◆ **GIVEN PROBLEM**:
Below is a listing to write out in full, exactly as given, without its pictures.

────────────────

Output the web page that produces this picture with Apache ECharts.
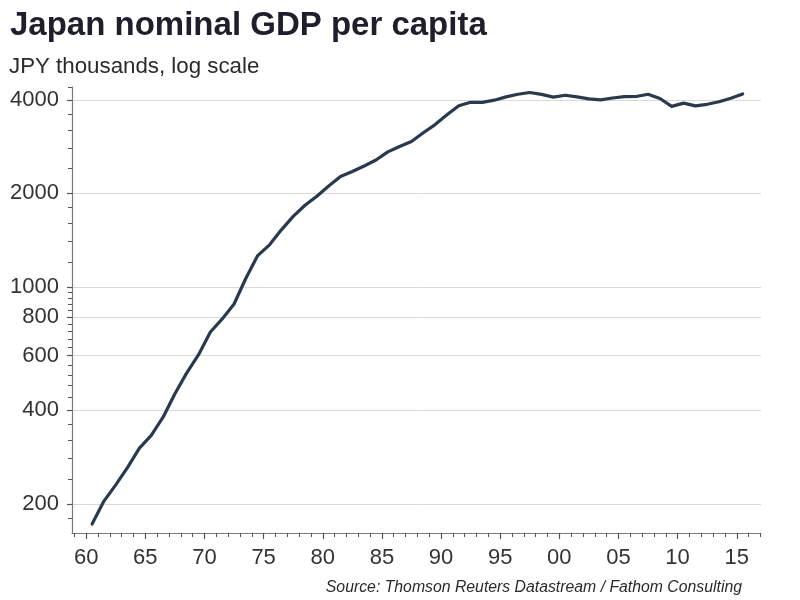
<!DOCTYPE html>
<html><head><meta charset="utf-8">
<script src="https://cdn.jsdelivr.net/npm/echarts@6/dist/echarts.min.js"></script>
<style>html,body{margin:0;padding:0;background:#fff}#c{width:800px;height:600px}</style>
</head><body><div id="c"></div>
<script>
// Annual data, plotted at mid-year
const years = [1960,1961,1962,1963,1964,1965,1966,1967,1968,1969,
  1970,1971,1972,1973,1974,1975,1976,1977,1978,1979,
  1980,1981,1982,1983,1984,1985,1986,1987,1988,1989,
  1990,1991,1992,1993,1994,1995,1996,1997,1998,1999,
  2000,2001,2002,2003,2004,2005,2006,2007,2008,2009,
  2010,2011,2012,2013,2014,2015];
const gdpPerCapita = [172,204,230,262,302,332,380,452,528,604,
  715,788,880,1065,1260,1365,1525,1685,1830,1958,
  2110,2265,2350,2450,2560,2720,2830,2935,3135,3330,
  3580,3830,3930,3925,3990,4090,4170,4225,4165,4080,
  4140,4090,4030,4000,4055,4095,4100,4170,4040,3810,
  3905,3825,3870,3945,4050,4180];
const yLabelValues = [200,400,600,800,1000,2000,4000];
const yMinorTicks = [180,240,280,320,360,440,480,520,560,640,680,720,760,840,880,920,960,1200,1400,1600,1800,2400,2800,3200,3600,4400];
const xLabelYears = [1960,1965,1970,1975,1980,1985,1990,1995,2000,2005,2010,2015];
const xMinorYears = [1959,1960,1961,1962,1963,1964,1965,1966,1967,1968,1969,
  1970,1971,1972,1973,1974,1975,1976,1977,1978,1979,
  1980,1981,1982,1983,1984,1985,1986,1987,1988,1989,
  1990,1991,1992,1993,1994,1995,1996,1997,1998,1999,
  2000,2001,2002,2003,2004,2005,2006,2007,2008,2009,
  2010,2011,2012,2013,2014,2015,2016,2017];

const FONT = "'Liberation Sans', Arial, Helvetica, sans-serif";
const chart = echarts.init(document.getElementById('c'), null, {renderer: 'canvas'});
const X_MIN = 1958.8, X_MAX = 2017.05, Y_MIN = 161, Y_MAX = 4400;
const option = {
  animation: false,
  backgroundColor: '#ffffff',
  title: [
    {text: 'Japan nominal GDP per capita', left: 10, top: 9, padding: 0,
     textStyle: {fontFamily: FONT, fontSize: 33, fontWeight: 'bold', color: '#1e1f2b'}},
    {text: 'JPY thousands, log scale', left: 9, top: 56, padding: 0,
     textStyle: {fontFamily: FONT, fontSize: 22.3, fontWeight: 'normal', color: '#2a2a2a'}},
    {text: 'Source: Thomson Reuters Datastream / Fathom Consulting', right: 58, top: 580, padding: 0,
     textStyle: {fontFamily: FONT, fontSize: 15.8, fontStyle: 'italic', fontWeight: 'normal', color: '#2a2a2a'}}
  ],
  grid: {left: 72, right: 39, top: 87, bottom: 67, containLabel: false, outerBoundsMode: 'none'},
  xAxis: [
    {type: 'value', min: X_MIN, max: X_MAX, position: 'bottom',
     axisLine: {show: true, lineStyle: {color: '#7a7a7a', width: 1.2}},
     axisTick: {show: true, customValues: xLabelYears, length: 6, inside: false, lineStyle: {color: '#555', width: 1.2}},
     axisLabel: {show: true, customValues: xLabelYears, margin: 14, fontFamily: FONT, fontSize: 22, color: '#333',
       formatter: v => String(Math.round(v) % 100).padStart(2, '0')},
     splitLine: {show: false}},
    {type: 'value', min: X_MIN, max: X_MAX, position: 'bottom', gridIndex: 0,
     axisLine: {show: false},
     axisTick: {show: true, customValues: xMinorYears, length: 4, lineStyle: {color: '#555', width: 1}},
     axisLabel: {show: false}, splitLine: {show: false}}
  ],
  yAxis: [
    {type: 'log', logBase: 10, min: Y_MIN, max: Y_MAX, position: 'left',
     axisLine: {show: true, lineStyle: {color: '#7a7a7a', width: 1.2}},
     axisTick: {show: true, customValues: yLabelValues, length: 5, lineStyle: {color: '#555', width: 1.2}},
     axisLabel: {show: true, customValues: yLabelValues, margin: 13, fontFamily: FONT, fontSize: 22, color: '#333',
       formatter: v => String(Math.round(v))},
     splitLine: {show: true, lineStyle: {color: '#d9d9d9', width: 1}}},
    {type: 'log', logBase: 10, min: Y_MIN, max: Y_MAX, position: 'left', offset: 0, gridIndex: 0,
     axisLine: {show: false},
     axisTick: {show: true, customValues: yMinorTicks, length: 4, lineStyle: {color: '#555', width: 1}},
     axisLabel: {show: false}, splitLine: {show: false}}
  ],
  series: [{
    type: 'line', xAxisIndex: 0, yAxisIndex: 0,
    data: years.map((y, i) => [y + 0.5, gdpPerCapita[i]]),
    showSymbol: false, symbol: 'none',
    lineStyle: {color: '#2a3a4e', width: 3.2, join: 'round', cap: 'round'},
    z: 5
  }]
};
chart.setOption(option);
</script></body></html>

────────────────

◆ **ANSWER TO THE PROBLEM**:
Output the web page that produces this picture with Apache ECharts.
<!DOCTYPE html>
<html><head><meta charset="utf-8">
<script src="https://cdn.jsdelivr.net/npm/echarts@6/dist/echarts.min.js"></script>
<style>html,body{margin:0;padding:0;background:#fff}#c{width:800px;height:600px}</style>
</head><body><div id="c"></div>
<script>
// Annual data, plotted at mid-year
const years = [1960,1961,1962,1963,1964,1965,1966,1967,1968,1969,
  1970,1971,1972,1973,1974,1975,1976,1977,1978,1979,
  1980,1981,1982,1983,1984,1985,1986,1987,1988,1989,
  1990,1991,1992,1993,1994,1995,1996,1997,1998,1999,
  2000,2001,2002,2003,2004,2005,2006,2007,2008,2009,
  2010,2011,2012,2013,2014,2015];
const gdpPerCapita = [172,204,230,262,302,332,380,452,528,604,
  715,788,880,1065,1260,1365,1525,1685,1830,1958,
  2110,2265,2350,2450,2560,2720,2830,2935,3135,3330,
  3580,3830,3930,3925,3990,4090,4170,4225,4165,4080,
  4140,4090,4030,4000,4055,4095,4100,4170,4040,3810,
  3905,3825,3870,3945,4050,4180];
const yLabelValues = [200,400,600,800,1000,2000,4000];
const yMinorTicks = [180,240,280,320,360,440,480,520,560,640,680,720,760,840,880,920,960,1200,1400,1600,1800,2400,2800,3200,3600,4400];
const xLabelYears = [1960,1965,1970,1975,1980,1985,1990,1995,2000,2005,2010,2015];
const xMinorYears = [1959,1960,1961,1962,1963,1964,1965,1966,1967,1968,1969,
  1970,1971,1972,1973,1974,1975,1976,1977,1978,1979,
  1980,1981,1982,1983,1984,1985,1986,1987,1988,1989,
  1990,1991,1992,1993,1994,1995,1996,1997,1998,1999,
  2000,2001,2002,2003,2004,2005,2006,2007,2008,2009,
  2010,2011,2012,2013,2014,2015,2016,2017];

const FONT = "'Liberation Sans', Arial, Helvetica, sans-serif";
const chart = echarts.init(document.getElementById('c'), null, {renderer: 'canvas'});
const X_MIN = 1958.8, X_MAX = 2017.05, Y_MIN = 161, Y_MAX = 4400;
const option = {
  animation: false,
  backgroundColor: '#ffffff',
  title: [
    {text: 'Japan nominal GDP per capita', left: 10, top: 9, padding: 0,
     textStyle: {fontFamily: FONT, fontSize: 33, fontWeight: 'bold', color: '#1e1f2b'}},
    {text: 'JPY thousands, log scale', left: 9, top: 56, padding: 0,
     textStyle: {fontFamily: FONT, fontSize: 22.3, fontWeight: 'normal', color: '#2a2a2a'}},
    {text: 'Source: Thomson Reuters Datastream / Fathom Consulting', right: 58, top: 580, padding: 0,
     textStyle: {fontFamily: FONT, fontSize: 15.8, fontStyle: 'italic', fontWeight: 'normal', color: '#2a2a2a'}}
  ],
  grid: {left: 72, right: 39, top: 87, bottom: 67, containLabel: false, outerBoundsMode: 'none'},
  xAxis: [
    {type: 'value', min: X_MIN, max: X_MAX, position: 'bottom',
     axisLine: {show: true, lineStyle: {color: '#7a7a7a', width: 1.2}},
     axisTick: {show: true, customValues: xLabelYears, length: 6, inside: false, lineStyle: {color: '#555', width: 1.2}},
     axisLabel: {show: true, customValues: xLabelYears, margin: 14, fontFamily: FONT, fontSize: 22, color: '#333',
       formatter: v => String(Math.round(v) % 100).padStart(2, '0')},
     splitLine: {show: false}},
    {type: 'value', min: X_MIN, max: X_MAX, position: 'bottom', gridIndex: 0,
     axisLine: {show: false},
     axisTick: {show: true, customValues: xMinorYears, length: 4, lineStyle: {color: '#555', width: 1}},
     axisLabel: {show: false}, splitLine: {show: false}}
  ],
  yAxis: [
    {type: 'log', logBase: 10, min: Y_MIN, max: Y_MAX, position: 'left',
     axisLine: {show: true, lineStyle: {color: '#7a7a7a', width: 1.2}},
     axisTick: {show: true, customValues: yLabelValues, length: 5, lineStyle: {color: '#555', width: 1.2}},
     axisLabel: {show: true, customValues: yLabelValues, margin: 13, fontFamily: FONT, fontSize: 22, color: '#333',
       formatter: v => String(Math.round(v))},
     splitLine: {show: true, lineStyle: {color: '#d9d9d9', width: 1}}},
    {type: 'log', logBase: 10, min: Y_MIN, max: Y_MAX, position: 'left', offset: 0, gridIndex: 0,
     axisLine: {show: false},
     axisTick: {show: true, customValues: yMinorTicks, length: 4, lineStyle: {color: '#555', width: 1}},
     axisLabel: {show: false}, splitLine: {show: false}}
  ],
  series: [{
    type: 'line', xAxisIndex: 0, yAxisIndex: 0,
    data: years.map((y, i) => [y + 0.5, gdpPerCapita[i]]),
    showSymbol: false, symbol: 'none',
    lineStyle: {color: '#2a3a4e', width: 3.2, join: 'round', cap: 'round'},
    z: 5
  }]
};
chart.setOption(option);
</script></body></html>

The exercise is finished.